Les frères Mercure, originaires de Québec, tenaient un saloon sur la place centrale de Santa Fe, en 1840. C’est devant leur enseigne que François Xavier Aubry écoulait à grands profits la marchandise qu’il convoyait à partir de Saint-Louis jusque-là, le long d’un trajet qui allait devenir mythique, la future route 66, mais qui était alors la routine aussi familière que dangereuse des voyageurs commerçants du Missouri. C’est dans le saloon des Mercure que le même Aubry fut assassiné par un Américain, à la suite d’une dispute d’orgueilleux, comme on en voyait si souvent dans le far west. L’un des frères Mercure connut lui aussi un destin tragique. Responsable des Affaires indiennes dans les territoires du Nouveau-Mexique, il voyageait beaucoup. Pour une raison inconnue, il fut frappé de folie, s’enfonçant à pied dans le désert, tout nu, essayant d’échapper à des monstres dans sa tête. Évidemment, cette course lui fut fatale, on le retrouva mort et déshydraté sur la piste.
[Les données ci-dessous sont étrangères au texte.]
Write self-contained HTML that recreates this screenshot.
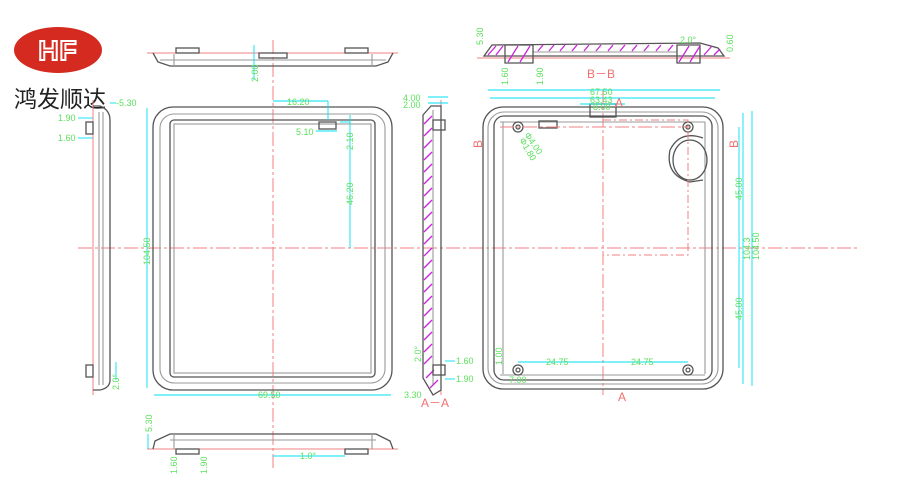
<!DOCTYPE html>
<html><head><meta charset="utf-8"><style>
html,body{margin:0;padding:0;background:#fff;}
svg{display:block;}
.o{fill:none;stroke:#555;stroke-width:1.3}
.l{fill:none;stroke:#999;stroke-width:1.1}
.r{fill:none;stroke:#f08080;stroke-width:1}
.rd{fill:none;stroke:#f08080;stroke-width:1;stroke-dasharray:14 3 3 3}
.c{fill:none;stroke:#00e0f0;stroke-width:0.9}
.g{fill:#5ee05e;font-family:"Liberation Sans",sans-serif;font-size:9px}
.rt{fill:#f07070;font-family:"Liberation Sans",sans-serif;font-size:12px}
.h{stroke:#cc22dd;stroke-width:1.3}
</style></head><body>
<svg width="900" height="500" viewBox="0 0 900 500" xmlns="http://www.w3.org/2000/svg">
<rect width="900" height="500" fill="#fff"/>
<!-- logo -->
<ellipse cx="58" cy="50" rx="44" ry="23" fill="#d42a1f"/>
<text x="58" y="60" text-anchor="middle" font-family="Liberation Sans,sans-serif" font-size="28" font-weight="bold" fill="none" stroke="#fff" stroke-width="2" letter-spacing="1">HF</text>
<text x="14" y="107" font-family="Liberation Sans,'Noto Sans CJK SC',sans-serif" font-size="23" fill="#222">鸿发顺达</text>

<!-- centre lines -->
<line x1="78" y1="248" x2="860" y2="248" class="rd"/>
<line x1="273" y1="40" x2="273" y2="470" class="rd"/>
<line x1="603" y1="90" x2="603" y2="395" class="rd"/>

<!-- top view -->
<line x1="147" y1="53" x2="398" y2="53" class="r"/>
<path d="M153 53 L158 62 L170 66 L376 66 L388 62 L393 53" class="o"/>
<line x1="174" y1="54" x2="174" y2="66" class="l"/><line x1="372" y1="54" x2="372" y2="66" class="l"/>
<line x1="160" y1="60" x2="386" y2="60" class="l"/>
<rect x="176" y="48" width="23" height="5" class="o"/><rect x="345" y="48" width="23" height="5" class="o"/>
<rect x="259" y="53" width="28" height="5" class="o"/>
<line x1="254" y1="45" x2="254" y2="80" class="c"/>
<text class="g" transform="translate(258,82) rotate(-90)">2.00</text>

<!-- left side view -->
<line x1="93" y1="100" x2="93" y2="395" class="r"/>
<path d="M93 106 L100 106 Q110 110 110 120 L110 380 Q110 388 100 390 L93 390" class="o"/>
<line x1="99" y1="112" x2="99" y2="385" class="l"/><line x1="103" y1="112" x2="103" y2="385" class="l"/>
<rect x="86" y="122" width="7" height="12" class="o"/><rect x="86" y="365" width="7" height="12" class="o"/>
<line x1="110" y1="103" x2="116" y2="103" class="c"/>
<text class="g" x="116" y="106">-5.30</text>
<text class="g" x="58" y="121">1.90</text><line x1="78" y1="118" x2="93" y2="118" class="c"/>
<text class="g" x="58" y="141">1.60</text><line x1="78" y1="138" x2="93" y2="138" class="c"/>
<line x1="116" y1="362" x2="116" y2="380" class="c"/>
<text class="g" transform="translate(119,390) rotate(-90)">2.0°</text>

<!-- front view -->
<rect x="153" y="107" width="239" height="283" rx="20" class="o"/>
<rect x="160" y="114" width="225" height="269" rx="14" class="l"/>
<rect x="170" y="120" width="205" height="257" rx="4" class="o"/>
<rect x="174" y="124" width="197" height="249" class="l"/>
<line x1="147" y1="108" x2="147" y2="388" class="c"/>
<text class="g" transform="translate(150,265) rotate(-90)">104.50</text>
<line x1="154" y1="395" x2="391" y2="395" class="c"/>
<text class="g" x="258" y="398">69.50</text>
<line x1="273" y1="101" x2="328" y2="101" class="c"/><line x1="328" y1="101" x2="328" y2="120" class="c"/>
<text class="g" x="287" y="105">16.20</text>
<rect x="319" y="122" width="17" height="7" class="o"/>
<line x1="316" y1="131" x2="337" y2="131" class="c"/>
<text class="g" x="296" y="135">5.10</text>
<line x1="340" y1="122" x2="350" y2="122" class="c"/>
<line x1="350" y1="115" x2="350" y2="248" class="c"/>
<text class="g" transform="translate(353,150) rotate(-90)">2.10</text>
<text class="g" transform="translate(353,205) rotate(-90)">46.20</text>

<!-- A-A section -->
<line x1="441" y1="100" x2="441" y2="395" class="r"/>
<path d="M423 115 L431 106 L441 106 L441 390 L433 395 L423 378 Z" class="o"/>
<line x1="433" y1="110" x2="433" y2="385" class="l"/>
<g class="h">
<line x1="424" y1="124" x2="432" y2="116"/><line x1="424" y1="136" x2="432" y2="128"/><line x1="424" y1="148" x2="432" y2="140"/><line x1="424" y1="160" x2="432" y2="152"/><line x1="424" y1="172" x2="432" y2="164"/><line x1="424" y1="184" x2="432" y2="176"/><line x1="424" y1="196" x2="432" y2="188"/><line x1="424" y1="208" x2="432" y2="200"/><line x1="424" y1="220" x2="432" y2="212"/><line x1="424" y1="232" x2="432" y2="224"/><line x1="424" y1="244" x2="432" y2="236"/><line x1="424" y1="256" x2="432" y2="248"/><line x1="424" y1="268" x2="432" y2="260"/><line x1="424" y1="280" x2="432" y2="272"/><line x1="424" y1="292" x2="432" y2="284"/><line x1="424" y1="304" x2="432" y2="296"/><line x1="424" y1="316" x2="432" y2="308"/><line x1="424" y1="328" x2="432" y2="320"/><line x1="424" y1="340" x2="432" y2="332"/><line x1="424" y1="352" x2="432" y2="344"/><line x1="424" y1="364" x2="432" y2="356"/><line x1="426" y1="378" x2="434" y2="370"/><line x1="430" y1="388" x2="438" y2="380"/>
</g>
<rect x="433" y="120" width="12" height="10" class="o"/><rect x="433" y="365" width="12" height="10" class="o"/>
<line x1="428" y1="97" x2="448" y2="97" class="c"/><line x1="428" y1="103" x2="448" y2="103" class="c"/>
<text class="g" x="403" y="101">4.00</text><text class="g" x="403" y="108">2.00</text>
<text class="g" transform="translate(421,362) rotate(-90)">2.0°</text>
<line x1="445" y1="361" x2="455" y2="361" class="c"/><text class="g" x="456" y="364">1.60</text>
<line x1="445" y1="379" x2="455" y2="379" class="c"/><text class="g" x="456" y="382">1.90</text>
<text class="g" x="404" y="398">3.30</text>
<text class="rt" x="421" y="407">A－A</text>

<!-- bottom view -->
<line x1="147" y1="449" x2="398" y2="449" class="r"/>
<path d="M153 449 L155 441 L170 434 L376 434 L390 441 L393 449" class="o"/>
<line x1="174" y1="435" x2="174" y2="449" class="l"/><line x1="372" y1="435" x2="372" y2="449" class="l"/>
<line x1="170" y1="440" x2="376" y2="440" class="l"/>
<rect x="176" y="449" width="23" height="5" class="o"/><rect x="345" y="449" width="23" height="5" class="o"/>
<line x1="148" y1="434" x2="148" y2="449" class="c"/>
<text class="g" transform="translate(152,432) rotate(-90)">5.30</text>
<text class="g" transform="translate(177,474) rotate(-90)">1.60</text>
<text class="g" transform="translate(207,474) rotate(-90)">1.90</text>
<line x1="273" y1="456" x2="345" y2="456" class="c"/><text class="g" x="300" y="459">1.0°</text>

<!-- B-B section -->
<line x1="477" y1="58" x2="730" y2="58" class="r"/>
<path d="M484 56 L492 45 L700 43 L718 48 L724 56 L484 56 Z" class="o"/>
<line x1="533" y1="52" x2="677" y2="52" class="l"/>
<path d="M505 45 L533 45 L533 63 L505 63 Z M677 45 L700 45 L700 63 L677 63 Z" class="o"/>
<g class="h">
<line x1="488" y1="55" x2="496" y2="46"/><line x1="496" y1="55" x2="503" y2="46"/><line x1="508" y1="62" x2="518" y2="46"/><line x1="520" y1="62" x2="530" y2="46"/>
<line x1="538" y1="51" x2="543" y2="45"/><line x1="549" y1="51" x2="554" y2="45"/><line x1="560" y1="51" x2="565" y2="45"/><line x1="572" y1="51" x2="577" y2="45"/><line x1="584" y1="51" x2="589" y2="45"/><line x1="596" y1="51" x2="601" y2="45"/><line x1="608" y1="51" x2="613" y2="45"/><line x1="620" y1="51" x2="625" y2="45"/><line x1="632" y1="51" x2="637" y2="45"/><line x1="644" y1="51" x2="649" y2="45"/><line x1="656" y1="51" x2="661" y2="45"/><line x1="668" y1="51" x2="673" y2="45"/>
<line x1="679" y1="62" x2="689" y2="46"/><line x1="690" y1="62" x2="700" y2="46"/><line x1="704" y1="55" x2="712" y2="46"/><line x1="714" y1="55" x2="720" y2="49"/>
</g>
<text class="g" transform="translate(483,45) rotate(-90)">5.30</text>
<text class="g" transform="translate(508,85) rotate(-90)">1.60</text>
<text class="g" transform="translate(543,85) rotate(-90)">1.90</text>
<text class="g" x="680" y="43">2.0°</text>
<text class="g" transform="translate(733,52) rotate(-90)">0.60</text>
<text class="rt" x="587" y="78">B－B</text>

<!-- right front view -->
<rect x="483" y="107" width="240" height="282" rx="20" class="o"/>
<rect x="488" y="112" width="230" height="272" rx="16" class="l"/>
<rect x="494" y="116" width="218" height="264" rx="10" class="o"/>
<line x1="503" y1="122" x2="503" y2="374" class="l"/><line x1="705" y1="122" x2="705" y2="374" class="l"/>
<line x1="500" y1="122" x2="705" y2="122" class="l"/><line x1="500" y1="375" x2="705" y2="375" class="l"/>
<rect x="590" y="104" width="26" height="13" class="o"/>
<rect x="539" y="121" width="18" height="7" class="o"/>
<circle cx="518" cy="127" r="5" class="o"/><circle cx="518" cy="127" r="2" class="o"/>
<circle cx="688" cy="127" r="5" class="o"/><circle cx="688" cy="127" r="2" class="o"/>
<circle cx="518" cy="370" r="5" class="o"/><circle cx="518" cy="370" r="2" class="o"/>
<circle cx="688" cy="370" r="5" class="o"/><circle cx="688" cy="370" r="2" class="o"/>
<path d="M703 138 Q680 130 670 150 Q665 175 690 182 L703 180" class="o"/>
<ellipse cx="690" cy="160" rx="17" ry="20" class="o"/>
<path d="M500 127 L688 127" class="rd"/>
<path d="M603 120 L688 120 L688 255 L603 255" class="r" stroke-dasharray="8 3 2 3"/>
<line x1="488" y1="90" x2="720" y2="90" class="c"/><text class="g" x="590" y="95">67.50</text>
<line x1="490" y1="98" x2="715" y2="98" class="c"/><text class="g" x="590" y="103">63.43</text>
<line x1="580" y1="104" x2="625" y2="104" class="c"/><text class="g" x="593" y="110">8.00</text>
<text class="rt" x="615" y="107">A</text>
<text class="rt" x="618" y="401">A</text>
<text class="rt" transform="translate(482,148) rotate(-90)">B</text>
<text class="rt" transform="translate(738,148) rotate(-90)">B</text>
<text class="g" transform="translate(524,135) rotate(55)">Φ4.00</text>
<text class="g" transform="translate(519,140) rotate(60)">Φ1.80</text>
<line x1="739" y1="127" x2="739" y2="368" class="c"/>
<line x1="743" y1="113" x2="743" y2="384" class="c"/>
<line x1="752" y1="111" x2="752" y2="386" class="c"/>
<text class="g" transform="translate(742,200) rotate(-90)">45.00</text>
<text class="g" transform="translate(742,320) rotate(-90)">45.00</text>
<text class="g" transform="translate(750,260) rotate(-90)">104.3</text>
<text class="g" transform="translate(759,260) rotate(-90)">104.50</text>
<line x1="518" y1="362" x2="688" y2="362" class="c"/>
<text class="g" x="546" y="365">24.75</text><text class="g" x="631" y="365">24.75</text>
<text class="g" x="509" y="383">7.00</text>
<text class="g" transform="translate(502,365) rotate(-90)">1.00</text>
</svg>
</body></html>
La vie des plus grands voyageurs finit toujours par s’arrêter quelque part. Le terminus ultime est là qui nous attend. L’amplitude de mes interminables allersretours, entre Montréal et la Qu’Appelle, entre Saint-Quentin et Bâton Rouge, entre Sainte-Foy et Santa Fe, ne peut plus se répéter. Je dois jeter l’ancre à bon port; descendre du navire, une dernière fois. Encore heureux que je sois toujours en vie, à peu près en un seul morceau. J’aurais pu devenir fou dans une tempête, lutter contre un gros orignal noir ou emboutir un poteau, un simple poteau. J’aurais pu « faire un face-à-face » avec un gros camion de billots conduit par un Algonquin essayant d’éviter un ours.
Et me voilà, assigné à résidence, loin de mes terrains, refaisant dans ma tête, un à un, les sentiers de ma vie. Cette chronique est ma dernière, c’est ma fierté d’en avoir tant écrites dans la revue Québec Science, depuis un si grand nombre d’années. Mais à partir du moment où je ne voyage plus, je ne vois pas ce qui pourrait intéresser le lecteur dans le fait que ma table de travail se situe côté rivière ou côté rue.